While ecological damage has been the most prominent adverse effect of modern farming, there have been others that are not quite so obvious, such as the general loss of traditional skills, as, through lack of demand, workers are no longer trained to carry them out. Similarly, certain types of working animals, particularly draught horses, have become endangered as their work is now performed by tractors and other machinery. Those breeds currently on the watchlist include, most notably, the Clydesdale, the Suffolk Punch and that king among horses, the Shire, all of which at one time were the farmer’s most important asset. It is now the role of enthusiasts to preserve these age-old farming methods, while the Rare Breeds Survival Trust works to preserve native livestock breeds.

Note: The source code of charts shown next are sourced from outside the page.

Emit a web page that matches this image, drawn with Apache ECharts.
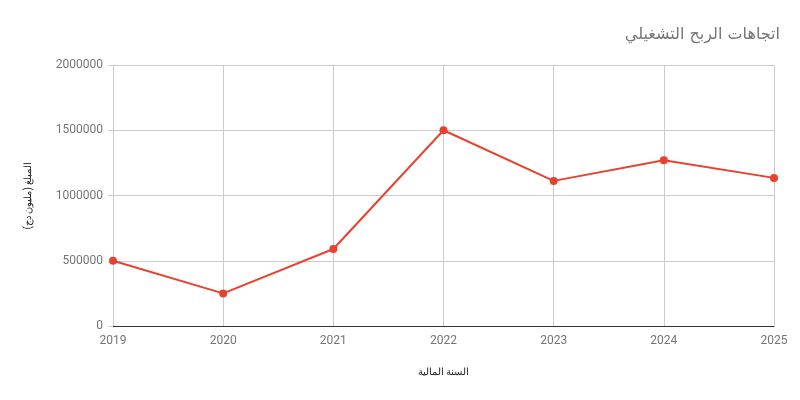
<!DOCTYPE html>
<html>
<head>
<meta charset="utf-8">
<script src="https://cdn.jsdelivr.net/npm/echarts@6/dist/echarts.min.js"></script>
<style>
    html, body { margin: 0; padding: 0; background: #fff; }
    #chart { width: 800px; height: 400px; }
</style>
</head>
<body>
<div id="chart"></div>
<script>
// البيانات
const years = ['2019', '2020', '2021', '2022', '2023', '2024', '2025']
const operatingProfit = [500000, 250000, 590000, 1500000, 1112000, 1270000, 1135000]
const yTicks = { min: 0, max: 2000000, interval: 500000 }

const chartTitle = 'اتجاهات الربح التشغيلي'
const xName = 'السنة المالية'
const yName = 'المبلغ (مليون دج)'

let chart = echarts.init(document.getElementById('chart'), null, { renderer: 'canvas' })

let option = {
    animation: false,
    backgroundColor: '#ffffff',
    textStyle: { fontFamily: 'Roboto, "Noto Sans", sans-serif' },
    title: {
        text: chartTitle,
        right: 15,
        top: 22,
        textStyle: { fontSize: 16, fontWeight: 'normal', color: '#757575', fontFamily: '"DejaVu Sans", Arial, sans-serif' }
    },
    grid: { left: 113, right: 26, top: 65, bottom: 74 },
    xAxis: {
        type: 'category',
        data: years,
        boundaryGap: false,
        name: xName,
        nameLocation: 'middle',
        nameGap: 41,
        nameTextStyle: { fontSize: 10, color: '#222' },
        axisLine: { lineStyle: { color: '#333', width: 1.2 } },
        axisTick: { show: false },
        axisLabel: { color: '#757575', fontSize: 12, margin: 9 },
        splitLine: { show: true, lineStyle: { color: '#cccccc' } }
    },
    yAxis: {
        type: 'value',
        min: yTicks.min,
        max: yTicks.max,
        interval: yTicks.interval,
        name: yName,
        nameLocation: 'middle',
        nameGap: 80,
        nameRotate: 90,
        nameTextStyle: { fontSize: 10, color: '#222' },
        axisLine: { show: false },
        axisTick: { show: true, length: 5, lineStyle: { color: '#cccccc' } },
        axisLabel: { color: '#757575', fontSize: 12, margin: 10, formatter: v => String(v) },
        splitLine: { show: true, lineStyle: { color: '#cccccc' } }
    },
    series: [{
        type: 'line',
        data: operatingProfit,
        color: '#e8412f',
        symbol: 'circle',
        symbolSize: 8,
        lineStyle: { width: 2 },
        itemStyle: { color: '#e8412f' }
    }]
}

chart.setOption(option)
</script>
</body>
</html>
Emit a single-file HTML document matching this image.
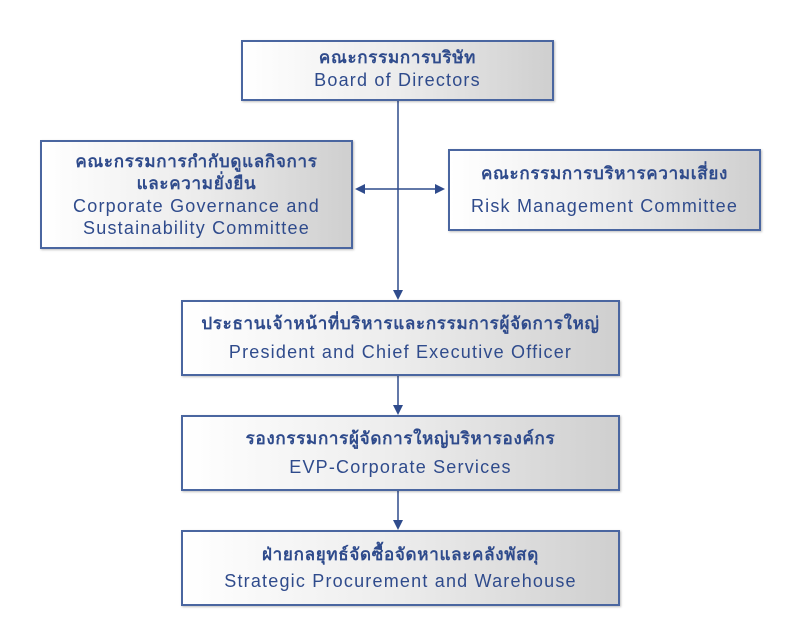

Traditionally, the harvest has been a cause for celebration, offering as it does assurance of sufficient food for the coming year. However, in the modern world, in which most people lead busy lives in towns and cities, this essential link to the land has been lost. So, next time you are taking a walk in the countryside and you see a combine harvester hard at work, cropping around 30 acres an hour, spare a thought as to how we have reached this point and remember that not too far in the distant past – in fact as little as 70 years ago – while harvest time might have meant long days and hard work for man, woman and child, it also provided the important social glue that held close-knit rural communities together.